[Collected data]
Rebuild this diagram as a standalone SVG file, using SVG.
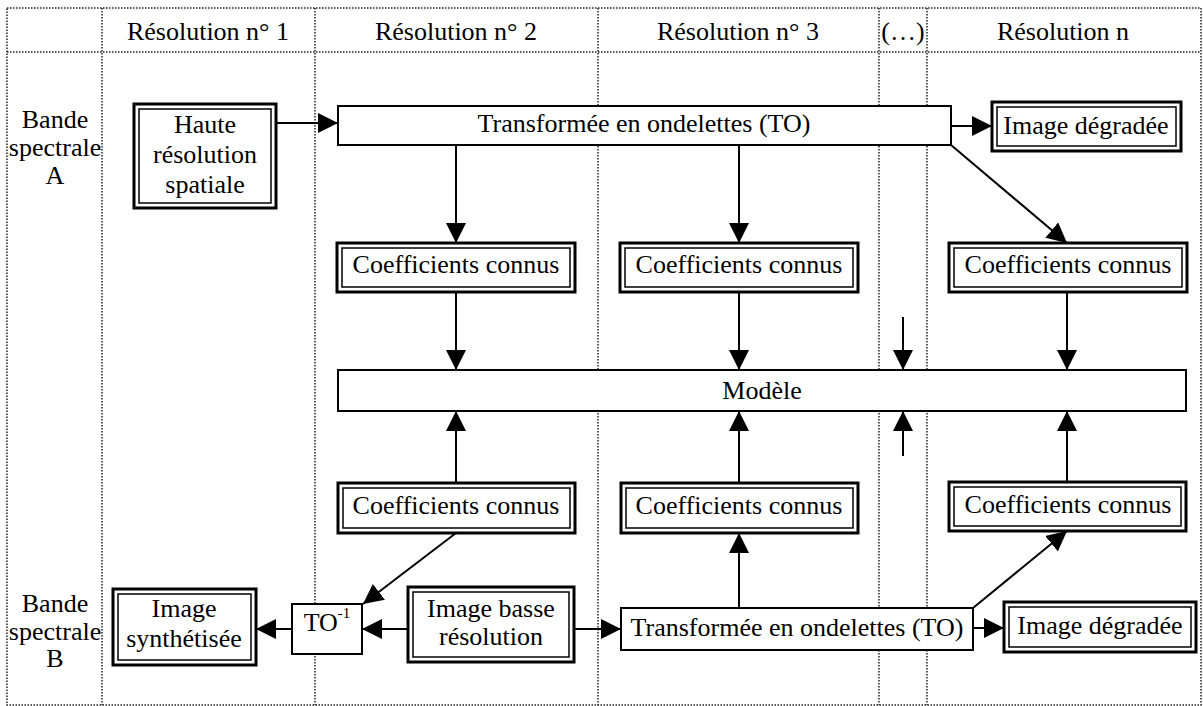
<svg xmlns="http://www.w3.org/2000/svg" width="1203" height="706" viewBox="0 0 1203 706">
<style>
text{font-family:"Liberation Serif","Times New Roman",serif;font-size:26px;fill:#000;text-anchor:middle}
.grid{stroke:#222;stroke-width:1.5;stroke-dasharray:1.5 1.5;fill:none}
.ob{fill:#fff;stroke:#000;stroke-width:3}
.ib{fill:none;stroke:#000;stroke-width:1.5}
.sb{fill:#fff;stroke:#000;stroke-width:2}
.c{stroke:#000;stroke-width:2;fill:none}
.a{marker-end:url(#ah)}
</style>
<defs>
<marker id="ah" markerUnits="userSpaceOnUse" markerWidth="20" markerHeight="20" refX="20" refY="10" orient="auto" viewBox="0 0 20 20">
<path d="M0,0 L20,10 L0,20 z" fill="#000"/>
</marker>
</defs>
<rect width="1203" height="706" fill="#fff"/>
<g id="grid">
<rect class="grid" x="7" y="8" width="1194" height="697"/>
<line class="grid" x1="7" y1="52" x2="1201" y2="52"/>
<line class="grid" x1="102" y1="8" x2="102" y2="705"/>
<line class="grid" x1="315" y1="8" x2="315" y2="705"/>
<line class="grid" x1="598" y1="8" x2="598" y2="705"/>
<line class="grid" x1="879" y1="8" x2="879" y2="705"/>
<line class="grid" x1="927" y1="8" x2="927" y2="705"/>
</g>
<g id="headers">
<text x="208" y="40">Résolution n° 1</text>
<text x="456" y="40">Résolution n° 2</text>
<text x="738" y="40">Résolution n° 3</text>
<text x="903" y="40">(…)</text>
<text x="1063" y="40">Résolution n</text>
</g>
<g id="bandA">
<text x="55" y="128">Bande</text>
<text x="55" y="156">spectrale</text>
<text x="55" y="184">A</text>
</g>
<g id="bandB">
<text x="55" y="612">Bande</text>
<text x="55" y="640">spectrale</text>
<text x="55" y="667">B</text>
</g>
<g id="connectors">
<line class="c a" x1="276" y1="123" x2="338" y2="123"/>
<line class="c a" x1="951" y1="126" x2="992" y2="126"/>
<line class="c a" x1="456" y1="145" x2="456" y2="243"/>
<line class="c a" x1="739" y1="145" x2="739" y2="243"/>
<line class="c a" x1="951" y1="145" x2="1067" y2="243"/>
<line class="c a" x1="456" y1="292" x2="456" y2="370"/>
<line class="c a" x1="739" y1="292" x2="739" y2="370"/>
<line class="c a" x1="1067" y1="292" x2="1067" y2="370"/>
<line class="c a" x1="903" y1="317" x2="903" y2="370"/>
<line class="c a" x1="903" y1="456" x2="903" y2="411"/>
<line class="c a" x1="456" y1="483" x2="456" y2="411"/>
<line class="c a" x1="739" y1="483" x2="739" y2="411"/>
<line class="c a" x1="1067" y1="482" x2="1067" y2="411"/>
<line class="c a" x1="456" y1="533" x2="363" y2="604"/>
<line class="c a" x1="292" y1="629" x2="256" y2="629"/>
<line class="c a" x1="408" y1="629" x2="362" y2="629"/>
<line class="c a" x1="574" y1="629" x2="621" y2="629"/>
<line class="c a" x1="739" y1="608" x2="739" y2="533"/>
<line class="c a" x1="973" y1="608" x2="1067" y2="531"/>
<line class="c a" x1="973" y1="628" x2="1004" y2="628"/>
</g>
<g id="haute">
<rect class="ob" x="134" y="104" width="142" height="104"/>
<rect class="ib" x="139" y="109" width="132" height="94"/>
<text x="205" y="133">Haute</text>
<text x="205" y="163">résolution</text>
<text x="205" y="193">spatiale</text>
</g>
<g id="toA">
<rect class="sb" x="338" y="106" width="613" height="39"/>
<text x="644" y="132">Transformée en ondelettes (TO)</text>
</g>
<g id="imgDegA">
<rect class="ob" x="992" y="102" width="189" height="49"/>
<rect class="ib" x="997" y="107" width="179" height="39"/>
<text x="1086" y="134">Image dégradée</text>
</g>
<g id="coefA1">
<rect class="ob" x="337" y="243" width="238" height="49"/>
<rect class="ib" x="342" y="248" width="228" height="39"/>
<text x="456" y="273">Coefficients connus</text>
</g>
<g id="coefA2">
<rect class="ob" x="620" y="243" width="238" height="49"/>
<rect class="ib" x="625" y="248" width="228" height="39"/>
<text x="739" y="273">Coefficients connus</text>
</g>
<g id="coefA3">
<rect class="ob" x="949" y="243" width="238" height="49"/>
<rect class="ib" x="954" y="248" width="228" height="39"/>
<text x="1068" y="273">Coefficients connus</text>
</g>
<g id="modele">
<rect class="sb" x="338" y="370" width="848" height="41"/>
<text x="762" y="399">Modèle</text>
</g>
<g id="coefB1">
<rect class="ob" x="338" y="483" width="237" height="50"/>
<rect class="ib" x="343" y="488" width="227" height="40"/>
<text x="456" y="514">Coefficients connus</text>
</g>
<g id="coefB2">
<rect class="ob" x="621" y="483" width="237" height="50"/>
<rect class="ib" x="626" y="488" width="227" height="40"/>
<text x="739" y="514">Coefficients connus</text>
</g>
<g id="coefB3">
<rect class="ob" x="949" y="482" width="237" height="49"/>
<rect class="ib" x="954" y="487" width="227" height="39"/>
<text x="1068" y="513">Coefficients connus</text>
</g>
<g id="imgSynth">
<rect class="ob" x="113" y="589" width="143" height="76"/>
<rect class="ib" x="118" y="594" width="133" height="66"/>
<text x="184" y="617">Image</text>
<text x="184" y="647">synthétisée</text>
</g>
<g id="toInv">
<rect class="sb" x="292" y="604" width="70" height="50"/>
<text x="327" y="631">TO<tspan font-size="15" dy="-13">-1</tspan></text>
</g>
<g id="imgBasse">
<rect class="ob" x="408" y="587" width="166" height="75"/>
<rect class="ib" x="413" y="592" width="156" height="65"/>
<text x="491" y="617">Image basse</text>
<text x="491" y="645">résolution</text>
</g>
<g id="toB">
<rect class="sb" x="621" y="608" width="352" height="42"/>
<text x="797" y="636">Transformée en ondelettes (TO)</text>
</g>
<g id="imgDegB">
<rect class="ob" x="1004" y="602" width="192" height="50"/>
<rect class="ib" x="1009" y="607" width="182" height="40"/>
<text x="1100" y="634">Image dégradée</text>
</g>
</svg>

[Work instructions] Without the pictures, retype the whole of the material above exactly.

[Correct response]
Rebuild this diagram as a standalone SVG file, using SVG.
<svg xmlns="http://www.w3.org/2000/svg" width="1203" height="706" viewBox="0 0 1203 706">
<style>
text{font-family:"Liberation Serif","Times New Roman",serif;font-size:26px;fill:#000;text-anchor:middle}
.grid{stroke:#222;stroke-width:1.5;stroke-dasharray:1.5 1.5;fill:none}
.ob{fill:#fff;stroke:#000;stroke-width:3}
.ib{fill:none;stroke:#000;stroke-width:1.5}
.sb{fill:#fff;stroke:#000;stroke-width:2}
.c{stroke:#000;stroke-width:2;fill:none}
.a{marker-end:url(#ah)}
</style>
<defs>
<marker id="ah" markerUnits="userSpaceOnUse" markerWidth="20" markerHeight="20" refX="20" refY="10" orient="auto" viewBox="0 0 20 20">
<path d="M0,0 L20,10 L0,20 z" fill="#000"/>
</marker>
</defs>
<rect width="1203" height="706" fill="#fff"/>
<g id="grid">
<rect class="grid" x="7" y="8" width="1194" height="697"/>
<line class="grid" x1="7" y1="52" x2="1201" y2="52"/>
<line class="grid" x1="102" y1="8" x2="102" y2="705"/>
<line class="grid" x1="315" y1="8" x2="315" y2="705"/>
<line class="grid" x1="598" y1="8" x2="598" y2="705"/>
<line class="grid" x1="879" y1="8" x2="879" y2="705"/>
<line class="grid" x1="927" y1="8" x2="927" y2="705"/>
</g>
<g id="headers">
<text x="208" y="40">Résolution n° 1</text>
<text x="456" y="40">Résolution n° 2</text>
<text x="738" y="40">Résolution n° 3</text>
<text x="903" y="40">(…)</text>
<text x="1063" y="40">Résolution n</text>
</g>
<g id="bandA">
<text x="55" y="128">Bande</text>
<text x="55" y="156">spectrale</text>
<text x="55" y="184">A</text>
</g>
<g id="bandB">
<text x="55" y="612">Bande</text>
<text x="55" y="640">spectrale</text>
<text x="55" y="667">B</text>
</g>
<g id="connectors">
<line class="c a" x1="276" y1="123" x2="338" y2="123"/>
<line class="c a" x1="951" y1="126" x2="992" y2="126"/>
<line class="c a" x1="456" y1="145" x2="456" y2="243"/>
<line class="c a" x1="739" y1="145" x2="739" y2="243"/>
<line class="c a" x1="951" y1="145" x2="1067" y2="243"/>
<line class="c a" x1="456" y1="292" x2="456" y2="370"/>
<line class="c a" x1="739" y1="292" x2="739" y2="370"/>
<line class="c a" x1="1067" y1="292" x2="1067" y2="370"/>
<line class="c a" x1="903" y1="317" x2="903" y2="370"/>
<line class="c a" x1="903" y1="456" x2="903" y2="411"/>
<line class="c a" x1="456" y1="483" x2="456" y2="411"/>
<line class="c a" x1="739" y1="483" x2="739" y2="411"/>
<line class="c a" x1="1067" y1="482" x2="1067" y2="411"/>
<line class="c a" x1="456" y1="533" x2="363" y2="604"/>
<line class="c a" x1="292" y1="629" x2="256" y2="629"/>
<line class="c a" x1="408" y1="629" x2="362" y2="629"/>
<line class="c a" x1="574" y1="629" x2="621" y2="629"/>
<line class="c a" x1="739" y1="608" x2="739" y2="533"/>
<line class="c a" x1="973" y1="608" x2="1067" y2="531"/>
<line class="c a" x1="973" y1="628" x2="1004" y2="628"/>
</g>
<g id="haute">
<rect class="ob" x="134" y="104" width="142" height="104"/>
<rect class="ib" x="139" y="109" width="132" height="94"/>
<text x="205" y="133">Haute</text>
<text x="205" y="163">résolution</text>
<text x="205" y="193">spatiale</text>
</g>
<g id="toA">
<rect class="sb" x="338" y="106" width="613" height="39"/>
<text x="644" y="132">Transformée en ondelettes (TO)</text>
</g>
<g id="imgDegA">
<rect class="ob" x="992" y="102" width="189" height="49"/>
<rect class="ib" x="997" y="107" width="179" height="39"/>
<text x="1086" y="134">Image dégradée</text>
</g>
<g id="coefA1">
<rect class="ob" x="337" y="243" width="238" height="49"/>
<rect class="ib" x="342" y="248" width="228" height="39"/>
<text x="456" y="273">Coefficients connus</text>
</g>
<g id="coefA2">
<rect class="ob" x="620" y="243" width="238" height="49"/>
<rect class="ib" x="625" y="248" width="228" height="39"/>
<text x="739" y="273">Coefficients connus</text>
</g>
<g id="coefA3">
<rect class="ob" x="949" y="243" width="238" height="49"/>
<rect class="ib" x="954" y="248" width="228" height="39"/>
<text x="1068" y="273">Coefficients connus</text>
</g>
<g id="modele">
<rect class="sb" x="338" y="370" width="848" height="41"/>
<text x="762" y="399">Modèle</text>
</g>
<g id="coefB1">
<rect class="ob" x="338" y="483" width="237" height="50"/>
<rect class="ib" x="343" y="488" width="227" height="40"/>
<text x="456" y="514">Coefficients connus</text>
</g>
<g id="coefB2">
<rect class="ob" x="621" y="483" width="237" height="50"/>
<rect class="ib" x="626" y="488" width="227" height="40"/>
<text x="739" y="514">Coefficients connus</text>
</g>
<g id="coefB3">
<rect class="ob" x="949" y="482" width="237" height="49"/>
<rect class="ib" x="954" y="487" width="227" height="39"/>
<text x="1068" y="513">Coefficients connus</text>
</g>
<g id="imgSynth">
<rect class="ob" x="113" y="589" width="143" height="76"/>
<rect class="ib" x="118" y="594" width="133" height="66"/>
<text x="184" y="617">Image</text>
<text x="184" y="647">synthétisée</text>
</g>
<g id="toInv">
<rect class="sb" x="292" y="604" width="70" height="50"/>
<text x="327" y="631">TO<tspan font-size="15" dy="-13">-1</tspan></text>
</g>
<g id="imgBasse">
<rect class="ob" x="408" y="587" width="166" height="75"/>
<rect class="ib" x="413" y="592" width="156" height="65"/>
<text x="491" y="617">Image basse</text>
<text x="491" y="645">résolution</text>
</g>
<g id="toB">
<rect class="sb" x="621" y="608" width="352" height="42"/>
<text x="797" y="636">Transformée en ondelettes (TO)</text>
</g>
<g id="imgDegB">
<rect class="ob" x="1004" y="602" width="192" height="50"/>
<rect class="ib" x="1009" y="607" width="182" height="40"/>
<text x="1100" y="634">Image dégradée</text>
</g>
</svg>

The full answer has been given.